• _DIRECTIVE_
Where a line contains the string "this", copy that line.

• _STORED DATA_
▼

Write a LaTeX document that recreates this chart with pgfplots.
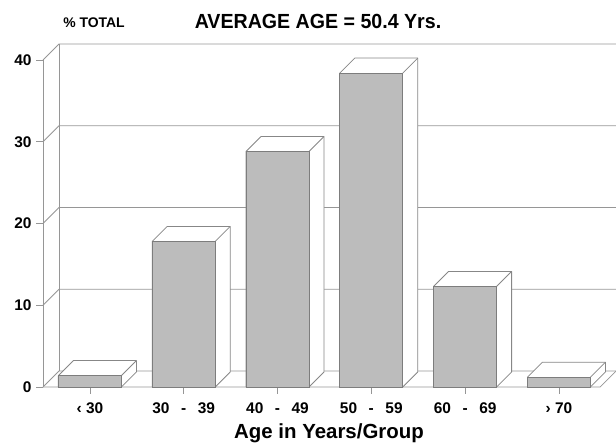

▲
▼

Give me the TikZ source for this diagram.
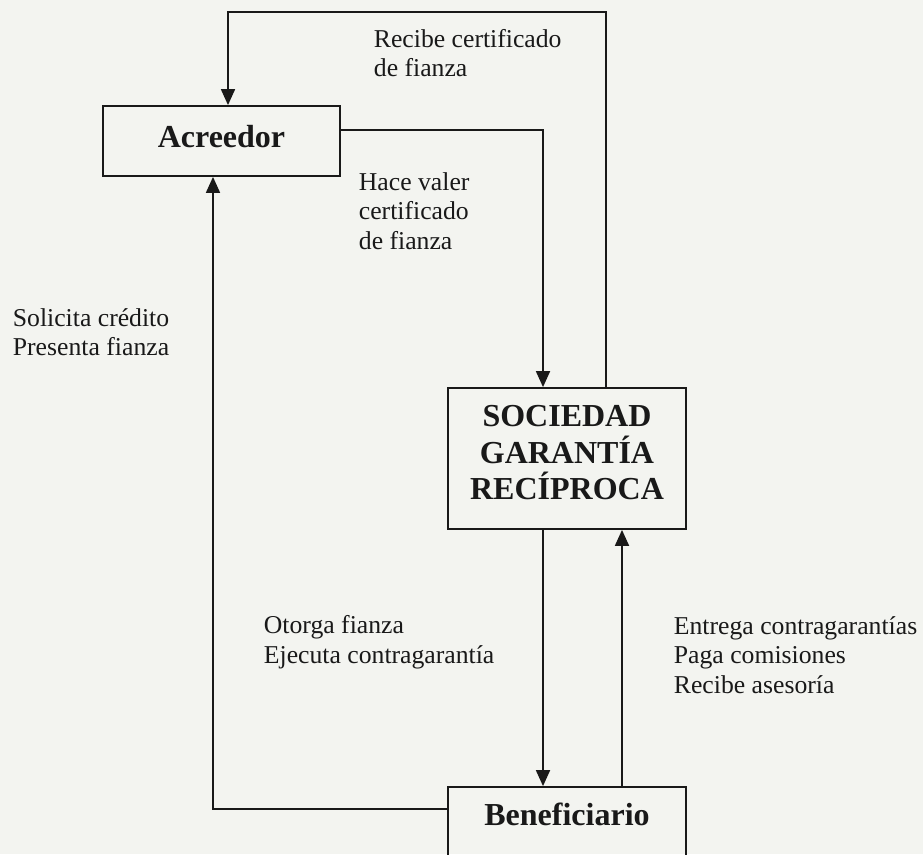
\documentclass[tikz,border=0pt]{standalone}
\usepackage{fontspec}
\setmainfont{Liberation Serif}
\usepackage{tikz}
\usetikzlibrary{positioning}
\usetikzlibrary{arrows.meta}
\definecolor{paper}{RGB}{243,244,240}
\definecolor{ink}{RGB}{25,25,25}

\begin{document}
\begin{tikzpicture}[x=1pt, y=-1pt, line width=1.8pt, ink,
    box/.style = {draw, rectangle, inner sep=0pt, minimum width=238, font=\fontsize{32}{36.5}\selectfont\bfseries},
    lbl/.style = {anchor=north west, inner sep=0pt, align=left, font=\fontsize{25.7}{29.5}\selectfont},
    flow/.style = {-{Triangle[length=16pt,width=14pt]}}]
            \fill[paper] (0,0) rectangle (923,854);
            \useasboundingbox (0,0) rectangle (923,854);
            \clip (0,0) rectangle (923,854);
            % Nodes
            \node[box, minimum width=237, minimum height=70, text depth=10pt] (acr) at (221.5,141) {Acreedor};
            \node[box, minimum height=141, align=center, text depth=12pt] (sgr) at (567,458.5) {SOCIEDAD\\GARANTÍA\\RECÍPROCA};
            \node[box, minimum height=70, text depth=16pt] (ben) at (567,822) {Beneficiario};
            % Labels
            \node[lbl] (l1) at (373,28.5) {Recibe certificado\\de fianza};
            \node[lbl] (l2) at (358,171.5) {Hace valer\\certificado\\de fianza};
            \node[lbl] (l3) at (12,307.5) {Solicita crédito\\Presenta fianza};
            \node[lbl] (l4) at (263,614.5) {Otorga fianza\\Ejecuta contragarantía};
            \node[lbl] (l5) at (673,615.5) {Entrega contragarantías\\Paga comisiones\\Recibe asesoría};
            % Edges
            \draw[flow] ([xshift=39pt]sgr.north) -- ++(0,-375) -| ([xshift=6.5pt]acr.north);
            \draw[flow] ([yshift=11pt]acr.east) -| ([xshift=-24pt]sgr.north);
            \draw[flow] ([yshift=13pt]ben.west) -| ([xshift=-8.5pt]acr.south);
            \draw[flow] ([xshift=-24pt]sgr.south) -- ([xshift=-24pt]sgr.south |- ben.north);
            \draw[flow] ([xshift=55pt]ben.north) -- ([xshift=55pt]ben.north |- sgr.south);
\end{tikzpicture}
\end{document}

▲

• _EXPECTED OUTPUT_
Write a LaTeX document that recreates this chart with pgfplots.
Give me the TikZ source for this diagram.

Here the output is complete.